The Linux audio community has abandoned the “legacy” Unix/Posix/Linux device API for no reason that is valid. The current solution is based on large set of cometing an parallel libraries. They are all different but don’t provide any benefit over the original Unix/Posix/Linux device file model. The result is just that there are now much more different audio API’s to support than there were 15 years ago. The actual applications don’t work any better but they just have to support dozens on redundant audio AIPs (and counting). They are no better than the lowest level APIs. If the low level APIs are broken then the effort should be put in fixing them. Adding more and more software/library layers that try to fix the original problems is doomed to fail in miserable ways.

Conclusion

  • The audio API to be usedf should be in the lowest possible level. That is the Unix/Posix/Linux device API that is common to most devices (not just audio).

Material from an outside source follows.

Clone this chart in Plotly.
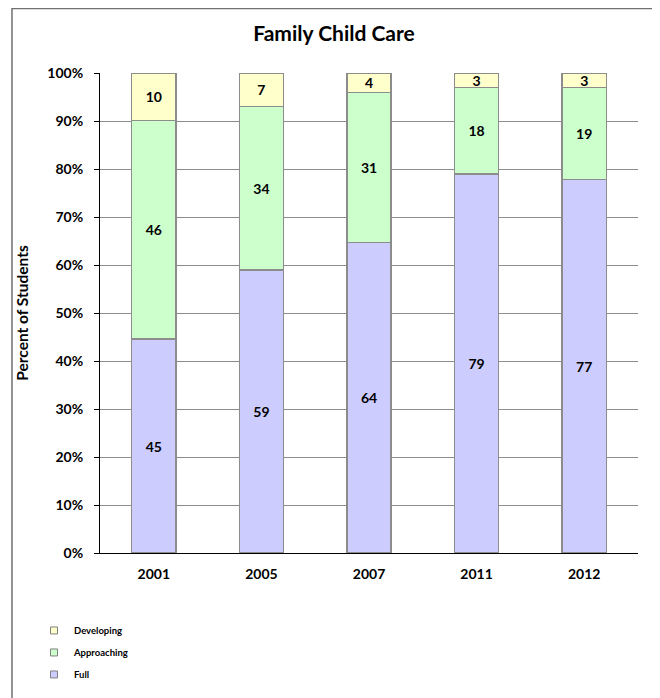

  • If mixing of multiple streams is necessary the it should be done in the kernel level. This gives the best overall CPU usage performance and minimizes the problems caused by concurrent processes.
  • If the audio stream (or a mix of multiple streams) needs to be fed to a remote system then only the final mix should be sent. This can be done by using the oss_userdev imnterface of OSS. Passing each individual stream to an user space daemon is pure waste of resources if only the final mix can be passed to the daemon. A single (dedicated) audio pipe (like oss_userdev) can be implemented in equally efficient way than any other kernel level (process-to-process) pipe.
  • If a common API is required for multiple host audio APIs (OSS, Windows, Mac) then such library should focus only on hiding the differences between the host APIs. Additional features such as mixing (daemons) is considered harmfull and must be avoided.